> **Goal of the exercise**
For the records below, give the count of lines holding the word "seaborn" and nothing more.

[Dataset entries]
>> START

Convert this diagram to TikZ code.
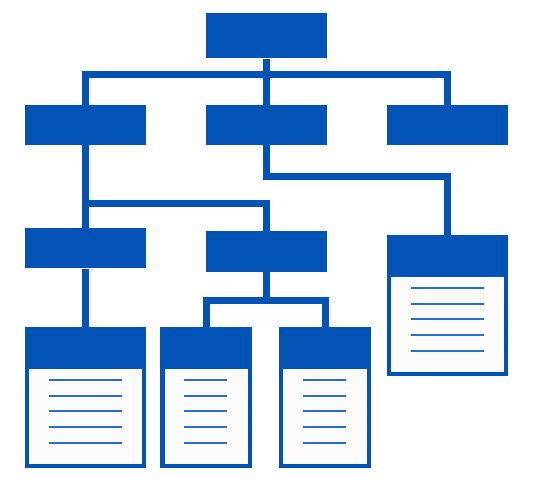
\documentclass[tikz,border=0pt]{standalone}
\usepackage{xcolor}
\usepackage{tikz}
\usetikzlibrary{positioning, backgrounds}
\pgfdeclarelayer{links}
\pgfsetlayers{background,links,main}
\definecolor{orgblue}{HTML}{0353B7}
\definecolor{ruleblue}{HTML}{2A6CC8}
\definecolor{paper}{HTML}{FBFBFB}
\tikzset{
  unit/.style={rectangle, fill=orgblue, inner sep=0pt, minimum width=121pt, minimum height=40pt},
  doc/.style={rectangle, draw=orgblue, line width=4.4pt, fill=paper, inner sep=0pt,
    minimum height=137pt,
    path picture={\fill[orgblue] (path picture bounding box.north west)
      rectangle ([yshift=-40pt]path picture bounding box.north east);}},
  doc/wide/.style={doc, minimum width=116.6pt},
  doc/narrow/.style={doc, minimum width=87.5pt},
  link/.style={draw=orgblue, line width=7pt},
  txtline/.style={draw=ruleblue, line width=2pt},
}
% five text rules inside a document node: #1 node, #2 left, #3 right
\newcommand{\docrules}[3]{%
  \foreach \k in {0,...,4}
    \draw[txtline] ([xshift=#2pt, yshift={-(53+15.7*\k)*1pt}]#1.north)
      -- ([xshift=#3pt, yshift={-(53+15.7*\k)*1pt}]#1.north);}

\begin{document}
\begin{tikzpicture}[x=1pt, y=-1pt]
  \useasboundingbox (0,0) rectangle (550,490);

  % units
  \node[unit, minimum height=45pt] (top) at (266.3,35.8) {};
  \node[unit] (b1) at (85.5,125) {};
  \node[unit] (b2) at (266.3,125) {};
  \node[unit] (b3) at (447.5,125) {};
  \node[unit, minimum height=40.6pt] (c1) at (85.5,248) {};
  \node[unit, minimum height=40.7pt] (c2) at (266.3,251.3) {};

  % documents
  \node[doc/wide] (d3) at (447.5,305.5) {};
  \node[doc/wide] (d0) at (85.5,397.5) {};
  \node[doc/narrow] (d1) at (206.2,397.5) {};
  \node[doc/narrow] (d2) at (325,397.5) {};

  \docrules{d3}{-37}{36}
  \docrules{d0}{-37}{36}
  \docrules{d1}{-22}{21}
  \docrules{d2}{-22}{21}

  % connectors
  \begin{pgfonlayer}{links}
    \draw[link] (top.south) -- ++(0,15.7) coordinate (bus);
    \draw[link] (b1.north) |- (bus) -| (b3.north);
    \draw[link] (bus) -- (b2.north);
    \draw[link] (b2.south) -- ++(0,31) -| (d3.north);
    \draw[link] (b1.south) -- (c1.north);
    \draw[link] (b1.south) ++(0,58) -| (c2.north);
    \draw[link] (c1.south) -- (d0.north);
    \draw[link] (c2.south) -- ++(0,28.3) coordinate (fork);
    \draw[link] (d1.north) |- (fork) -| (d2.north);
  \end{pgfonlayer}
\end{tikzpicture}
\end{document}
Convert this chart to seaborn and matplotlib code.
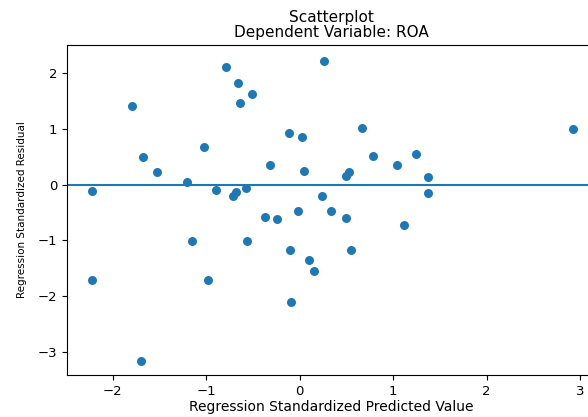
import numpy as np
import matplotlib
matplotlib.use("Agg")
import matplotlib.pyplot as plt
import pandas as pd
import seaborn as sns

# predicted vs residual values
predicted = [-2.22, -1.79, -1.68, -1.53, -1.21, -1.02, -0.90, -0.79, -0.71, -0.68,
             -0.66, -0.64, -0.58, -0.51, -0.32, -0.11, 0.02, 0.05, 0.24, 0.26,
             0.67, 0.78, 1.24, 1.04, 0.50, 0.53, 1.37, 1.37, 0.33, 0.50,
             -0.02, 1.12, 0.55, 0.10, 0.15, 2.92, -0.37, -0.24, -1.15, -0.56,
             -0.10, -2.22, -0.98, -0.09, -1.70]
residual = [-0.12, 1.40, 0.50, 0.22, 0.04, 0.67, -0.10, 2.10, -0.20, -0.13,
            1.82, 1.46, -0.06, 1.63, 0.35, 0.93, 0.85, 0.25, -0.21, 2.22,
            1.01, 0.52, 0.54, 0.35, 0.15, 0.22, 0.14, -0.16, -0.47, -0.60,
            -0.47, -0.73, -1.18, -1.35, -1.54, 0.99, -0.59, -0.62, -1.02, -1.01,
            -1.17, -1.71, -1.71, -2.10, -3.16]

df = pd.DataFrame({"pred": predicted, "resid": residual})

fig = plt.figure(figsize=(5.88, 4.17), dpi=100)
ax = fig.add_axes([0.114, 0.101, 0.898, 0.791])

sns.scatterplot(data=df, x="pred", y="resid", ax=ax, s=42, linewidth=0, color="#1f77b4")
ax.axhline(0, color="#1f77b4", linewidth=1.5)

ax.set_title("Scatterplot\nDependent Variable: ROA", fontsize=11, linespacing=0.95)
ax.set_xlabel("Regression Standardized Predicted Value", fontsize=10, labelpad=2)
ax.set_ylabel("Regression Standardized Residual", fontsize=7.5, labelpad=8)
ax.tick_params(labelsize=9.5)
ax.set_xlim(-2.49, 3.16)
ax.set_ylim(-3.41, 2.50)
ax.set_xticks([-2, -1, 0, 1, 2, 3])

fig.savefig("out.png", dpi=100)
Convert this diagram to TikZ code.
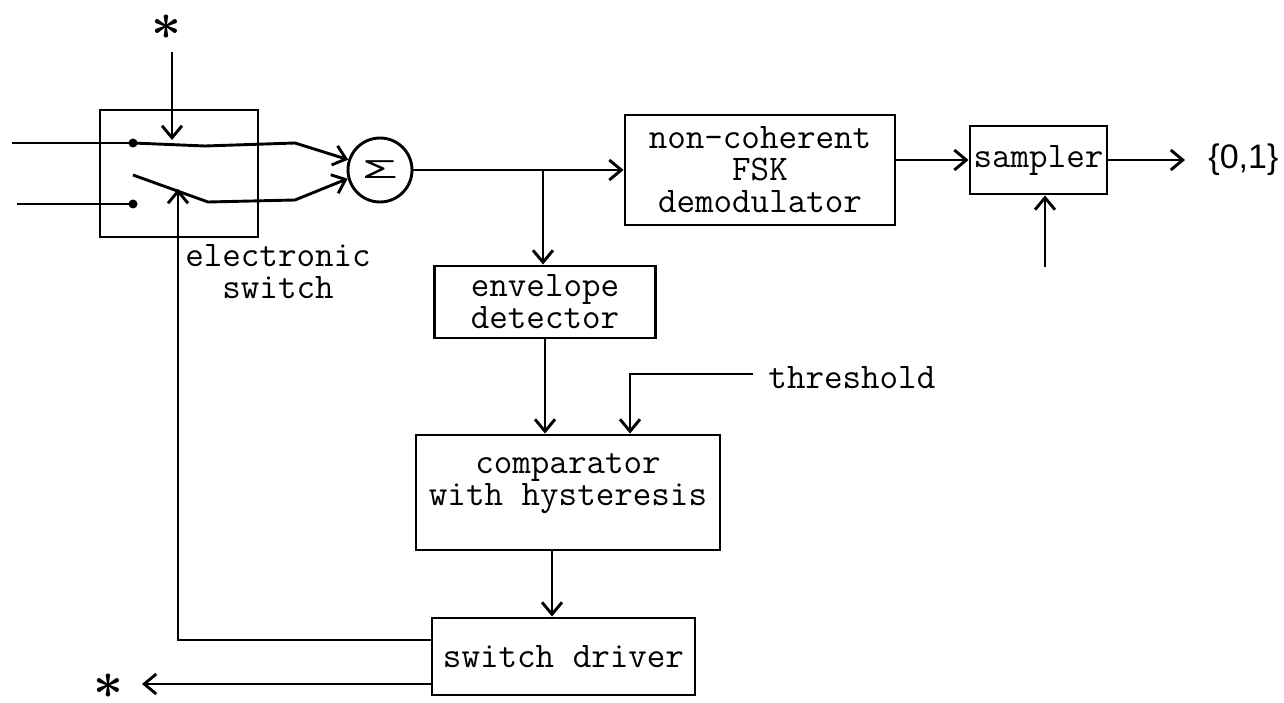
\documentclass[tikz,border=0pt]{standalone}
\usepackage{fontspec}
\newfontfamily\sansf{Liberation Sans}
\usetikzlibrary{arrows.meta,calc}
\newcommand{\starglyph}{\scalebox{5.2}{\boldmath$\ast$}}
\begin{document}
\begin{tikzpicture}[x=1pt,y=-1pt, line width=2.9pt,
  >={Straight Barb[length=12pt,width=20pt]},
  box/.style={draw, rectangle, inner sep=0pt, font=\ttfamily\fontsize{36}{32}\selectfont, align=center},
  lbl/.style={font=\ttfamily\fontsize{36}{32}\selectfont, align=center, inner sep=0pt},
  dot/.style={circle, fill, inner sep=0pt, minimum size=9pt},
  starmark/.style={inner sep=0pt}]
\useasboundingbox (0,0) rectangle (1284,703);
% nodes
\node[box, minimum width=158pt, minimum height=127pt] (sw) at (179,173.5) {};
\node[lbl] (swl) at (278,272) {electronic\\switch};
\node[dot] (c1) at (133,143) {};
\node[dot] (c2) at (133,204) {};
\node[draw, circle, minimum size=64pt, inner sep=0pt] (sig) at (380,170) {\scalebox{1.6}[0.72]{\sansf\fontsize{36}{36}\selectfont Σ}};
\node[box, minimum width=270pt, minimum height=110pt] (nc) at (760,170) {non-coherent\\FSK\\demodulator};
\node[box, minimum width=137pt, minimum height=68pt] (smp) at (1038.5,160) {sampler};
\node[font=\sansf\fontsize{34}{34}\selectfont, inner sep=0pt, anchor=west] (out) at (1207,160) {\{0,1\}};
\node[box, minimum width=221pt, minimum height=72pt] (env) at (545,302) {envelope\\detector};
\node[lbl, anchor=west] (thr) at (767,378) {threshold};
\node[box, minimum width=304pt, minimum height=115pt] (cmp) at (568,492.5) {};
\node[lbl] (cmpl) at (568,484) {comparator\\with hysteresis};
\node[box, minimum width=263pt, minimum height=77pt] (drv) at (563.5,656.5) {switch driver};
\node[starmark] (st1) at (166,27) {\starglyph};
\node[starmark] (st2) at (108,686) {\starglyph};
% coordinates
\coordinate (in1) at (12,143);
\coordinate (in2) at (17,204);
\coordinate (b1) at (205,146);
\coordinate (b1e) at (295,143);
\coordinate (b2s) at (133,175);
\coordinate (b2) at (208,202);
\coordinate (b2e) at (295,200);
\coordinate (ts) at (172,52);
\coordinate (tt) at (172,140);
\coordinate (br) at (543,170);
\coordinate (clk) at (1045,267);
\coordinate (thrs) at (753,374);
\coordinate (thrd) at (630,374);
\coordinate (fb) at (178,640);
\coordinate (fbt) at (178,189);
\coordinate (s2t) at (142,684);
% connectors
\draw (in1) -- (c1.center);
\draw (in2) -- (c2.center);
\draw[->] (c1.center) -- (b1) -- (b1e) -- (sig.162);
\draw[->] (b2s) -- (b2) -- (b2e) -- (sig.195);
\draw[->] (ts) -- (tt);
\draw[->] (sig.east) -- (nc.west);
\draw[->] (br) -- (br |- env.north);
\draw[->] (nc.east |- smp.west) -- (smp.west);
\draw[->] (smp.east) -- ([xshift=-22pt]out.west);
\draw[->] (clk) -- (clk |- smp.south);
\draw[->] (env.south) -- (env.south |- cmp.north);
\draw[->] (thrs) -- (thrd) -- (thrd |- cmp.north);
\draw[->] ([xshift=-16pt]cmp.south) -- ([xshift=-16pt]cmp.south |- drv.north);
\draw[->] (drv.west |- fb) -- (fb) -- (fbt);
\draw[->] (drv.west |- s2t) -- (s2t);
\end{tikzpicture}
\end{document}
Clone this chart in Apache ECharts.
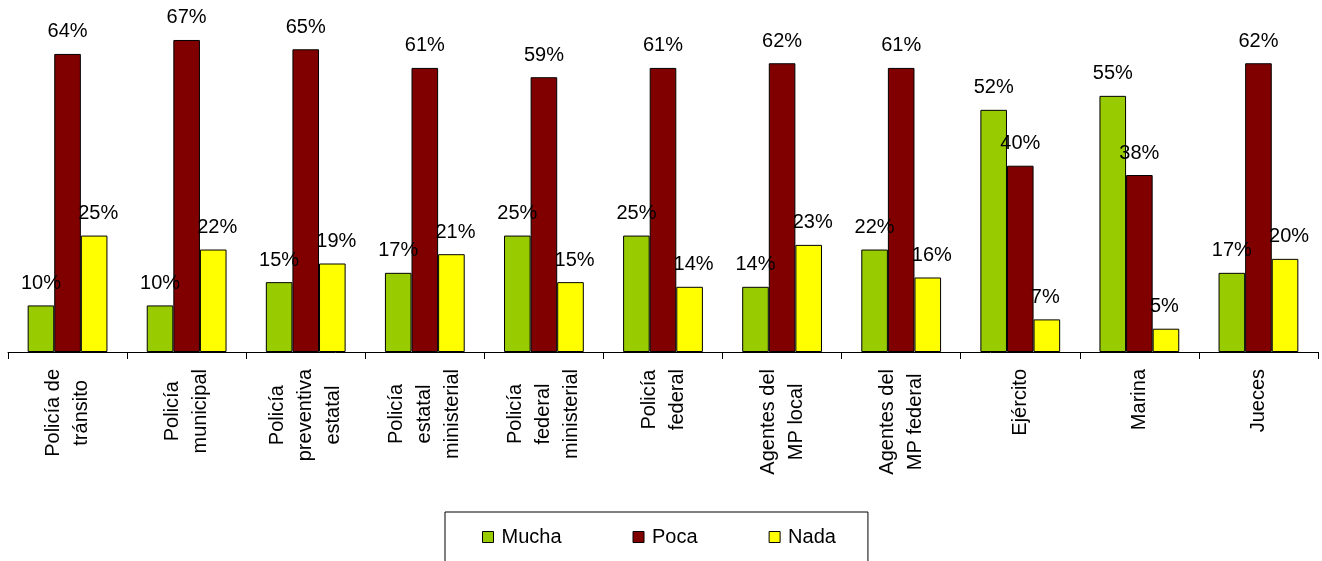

>> END

> **Output of the exercise**
2